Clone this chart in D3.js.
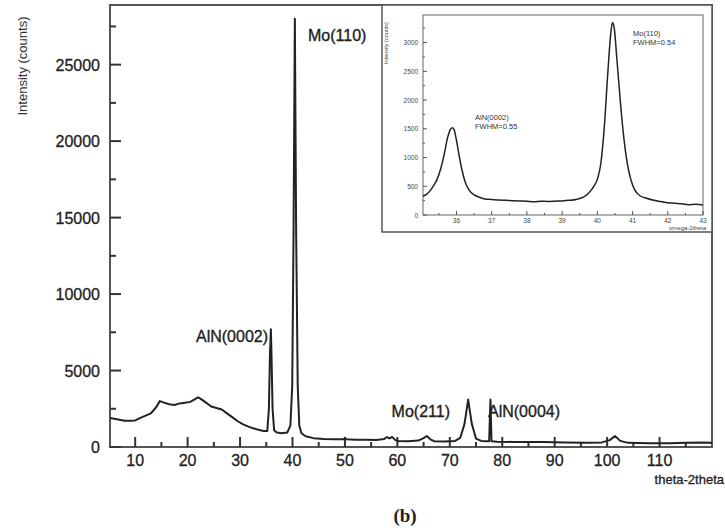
<!DOCTYPE html>
<html>
<head>
<meta charset="utf-8">
<script src="https://cdn.jsdelivr.net/npm/d3@7"></script>
<style>
  body { margin: 0; background: #fff; }
  svg { font-family: "Liberation Sans", Arial, sans-serif; }
</style>
</head>
<body>
<div id="chart"></div>
<script>
// main scan (theta-2theta)
const twoTheta = [5.2, 6, 7, 8, 9, 10, 11, 12, 13, 14, 14.7, 15.5, 16.5, 17.5, 18.5, 19.5, 20.5, 21.5, 22, 22.5,
  23.5, 24.5, 25.5, 26.5, 27.5, 28.5, 29.5, 30.5, 31.5, 32.5, 33.5, 34.5, 35.2, 35.5, 35.7, 35.88, 36.0, 36.2, 36.5,
  37, 38, 39, 39.6, 39.95, 40.2, 40.45, 40.7, 41.0, 41.3, 41.7, 42.5, 44, 46, 48, 49.8, 50, 50.3, 52, 54, 56, 57.5,
  58, 58.5, 59, 59.5, 60, 62, 64, 65, 65.6, 66.3, 67, 69, 71, 72, 72.8, 73.5, 74.2, 75, 76, 77.5, 77.75, 77.95,
  79, 82, 85, 88, 92, 96, 99, 100.5, 101.5, 102.5, 104, 108, 112, 115, 118, 120];
const counts = [1900, 1850, 1780, 1720, 1710, 1740, 1900, 2050, 2200, 2600, 3000, 2900, 2800, 2750, 2850, 2900, 2950, 3150, 3250, 3150,
  2900, 2650, 2550, 2450, 2200, 1950, 1700, 1500, 1350, 1220, 1130, 1050, 1050, 2500, 6000, 7700, 6000, 2500, 1100,
  950, 900, 950, 1400, 4000, 14000, 28000, 14000, 4000, 1400, 900, 700, 580, 520, 500, 500, 600, 500, 480, 470, 460, 520,
  650, 560, 660, 480, 400, 380, 420, 580, 720, 500, 380, 360, 400, 600, 1500, 3100, 1500, 550, 400, 380, 3100, 380,
  350, 330, 320, 330, 300, 280, 300, 450, 720, 400, 270, 250, 250, 280, 300, 280];
const xTicks = [10, 20, 30, 40, 50, 60, 70, 80, 90, 100, 110];
const yTicks = [0, 5000, 10000, 15000, 20000, 25000];

const peakNames = ["Mo(110)", "AlN(0002)", "Mo(211)", "AlN(0004)"];

// inset (omega-2theta)
const insetTheta = [35.05, 35.15, 35.25, 35.35, 35.45, 35.55, 35.65, 35.75, 35.82, 35.88, 35.93, 36.0, 36.08, 36.15,
  36.25, 36.35, 36.5, 36.65, 36.8, 37.0, 37.2, 37.4, 37.6, 37.8, 38.0, 38.2, 38.4, 38.6, 38.8, 39.0, 39.2, 39.4,
  39.6, 39.75, 39.9, 40.0, 40.1, 40.2, 40.3, 40.38, 40.43, 40.48, 40.55, 40.65, 40.75, 40.85, 40.95, 41.05, 41.2,
  41.4, 41.6, 41.8, 42.0, 42.2, 42.4, 42.6, 42.8, 43.0];
const insetCounts = [330, 360, 420, 510, 620, 800, 1050, 1350, 1480, 1520, 1490, 1300, 1020, 800,
  570, 440, 350, 310, 280, 270, 260, 255, 250, 245, 240, 232, 240, 235, 240, 245, 255, 270,
  310, 380, 500, 620, 900, 1550, 2500, 3150, 3350, 3250, 2750, 2000, 1350, 900, 620, 450, 340,
  290, 255, 235, 215, 205, 195, 180, 185, 175];
const insetXTicks = [36, 37, 38, 39, 40, 41, 42, 43];
const insetYTicks = [0, 500, 1000, 1500, 2000, 2500, 3000];

const width = 725, height = 531;
const svg = d3.select("#chart").append("svg").attr("width", width).attr("height", height);

const m = { left: 110, top: 5, right: 712, bottom: 447 };
const x = d3.scaleLinear().domain([5.2, 120]).range([m.left, m.right]);
const y = d3.scaleLinear().domain([0, 28900]).range([m.bottom, m.top]);

const ink = "#333";

// frame
svg.append("rect").attr("x", m.left).attr("y", m.top)
  .attr("width", m.right - m.left).attr("height", m.bottom - m.top)
  .attr("fill", "none").attr("stroke", "#555").attr("stroke-width", 2);

// ticks (inward)
const yMinor = d3.range(2500, 28000, 5000);
svg.append("g").selectAll("line").data(yTicks.concat(yMinor)).join("line")
  .attr("x1", m.left).attr("x2", d => m.left + (d % 5000 === 0 ? 11 : 6))
  .attr("y1", d => y(d)).attr("y2", d => y(d))
  .attr("stroke", ink).attr("stroke-width", 2);
svg.append("g").selectAll("text").data(yTicks).join("text")
  .attr("x", 100).attr("y", d => y(d) + 6)
  .attr("text-anchor", "end").attr("font-size", 16).attr("fill", "#222")
  .attr("stroke", "#222").attr("stroke-width", 0.3)
  .text(d => d);

const xMinor = d3.range(15, 120, 10);
svg.append("g").selectAll("line").data(xTicks.concat(xMinor)).join("line")
  .attr("x1", d => x(d)).attr("x2", d => x(d))
  .attr("y1", m.bottom).attr("y2", d => m.bottom - (d % 10 === 0 ? 10 : 5))
  .attr("stroke", ink).attr("stroke-width", 2);
svg.append("g").selectAll("text").data(xTicks).join("text")
  .attr("x", d => x(d)).attr("y", 466)
  .attr("text-anchor", "middle").attr("font-size", 16).attr("fill", "#222")
  .attr("stroke", "#222").attr("stroke-width", 0.3)
  .text(d => d);

svg.append("text").attr("transform", "translate(27,66) rotate(-90)")
  .attr("text-anchor", "middle").attr("font-size", 13).attr("fill", "#333")
  .text("Intensity (counts)");
svg.append("text").attr("x", 724).attr("y", 484).attr("text-anchor", "end")
  .attr("font-size", 13).attr("fill", "#222").attr("stroke", "#222").attr("stroke-width", 0.3)
  .text("theta-2theta");
svg.append("text").attr("x", 405).attr("y", 522).attr("text-anchor", "middle")
  .attr("font-family", "Liberation Serif, serif").attr("font-weight", "bold")
  .attr("font-size", 19).attr("fill", "#222").text("(b)");

// curve
const line = d3.line().x((d, i) => x(twoTheta[i])).y(d => y(d));
svg.append("path").datum(counts).attr("d", line)
  .attr("fill", "none").attr("stroke", "#222").attr("stroke-width", 2).attr("stroke-linejoin", "round");

// peak labels
const labelPos = [[308, 41, "start"], [268, 342, "end"], [450, 417, "end"], [488, 417, "start"]];
svg.append("g").selectAll("text").data(peakNames).join("text")
  .attr("x", (d, i) => labelPos[i][0]).attr("y", (d, i) => labelPos[i][1])
  .attr("text-anchor", (d, i) => labelPos[i][2])
  .attr("font-size", 16).attr("fill", "#222").attr("stroke", "#222").attr("stroke-width", 0.35)
  .text(d => d);

// ---- inset ----
const ib = { left: 382, top: 5, right: 712, bottom: 232 };
svg.append("rect").attr("x", ib.left).attr("y", ib.top)
  .attr("width", ib.right - ib.left).attr("height", ib.bottom - ib.top)
  .attr("fill", "#fff").attr("stroke", "#555").attr("stroke-width", 1.5);

const im = { left: 423, top: 15, right: 703, bottom: 215 };
const ix = d3.scaleLinear().domain([35.05, 43]).range([im.left, im.right]);
const iy = d3.scaleLinear().domain([0, 3480]).range([im.bottom, im.top]);

svg.append("rect").attr("x", im.left).attr("y", im.top)
  .attr("width", im.right - im.left).attr("height", im.bottom - im.top)
  .attr("fill", "none").attr("stroke", "#666").attr("stroke-width", 1);

const iyMinor = d3.range(250, 3480, 500);
svg.append("g").selectAll("line").data(insetYTicks.concat(iyMinor)).join("line")
  .attr("x1", im.left).attr("x2", d => im.left + (d % 500 === 0 ? 4 : 2))
  .attr("y1", d => iy(d)).attr("y2", d => iy(d))
  .attr("stroke", "#555").attr("stroke-width", 1);
svg.append("g").selectAll("text").data(insetYTicks).join("text")
  .attr("x", im.left - 5).attr("y", d => iy(d) + 2.5)
  .attr("text-anchor", "end").attr("font-size", 6.5).attr("fill", "#444")
  .text(d => d);

const ixMinor = d3.range(35.5, 43, 1);
svg.append("g").selectAll("line").data(insetXTicks.concat(ixMinor)).join("line")
  .attr("x1", d => ix(d)).attr("x2", d => ix(d))
  .attr("y1", im.bottom).attr("y2", d => im.bottom - (Number.isInteger(d) ? 4 : 2))
  .attr("stroke", "#555").attr("stroke-width", 1);
svg.append("g").selectAll("text").data(insetXTicks).join("text")
  .attr("x", d => ix(d)).attr("y", im.bottom + 8)
  .attr("text-anchor", "middle").attr("font-size", 6.5).attr("fill", "#444")
  .text(d => d);

svg.append("text").attr("transform", "translate(388,43) rotate(-90)")
  .attr("text-anchor", "middle").attr("font-size", 5.5).attr("fill", "#444")
  .text("Intensity (counts)");
svg.append("text").attr("x", im.right + 3).attr("y", 230).attr("text-anchor", "end")
  .attr("font-size", 6).attr("fill", "#444").text("omega-2theta");

const iline = d3.line().x((d, i) => ix(insetTheta[i])).y(d => iy(d)).curve(d3.curveMonotoneX);
svg.append("path").datum(insetCounts).attr("d", iline)
  .attr("fill", "none").attr("stroke", "#222").attr("stroke-width", 1.5);

const insetNotes = [["AlN(0002)", "FWHM=0.55", 475, 120], ["Mo(110)", "FWHM=0.54", 633, 36]];
insetNotes.forEach(n => {
  const t = svg.append("text").attr("x", n[2]).attr("y", n[3]).attr("font-size", 7.5).attr("fill", "#333");
  t.append("tspan").attr("x", n[2]).text(n[0]);
  t.append("tspan").attr("x", n[2]).attr("dy", 9).text(n[1]);
});
</script>
</body>
</html>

---

**TASK**
Report only the number of lines that hold the word "chart".

**SOLUTION FOR THIS PROBLEM**
3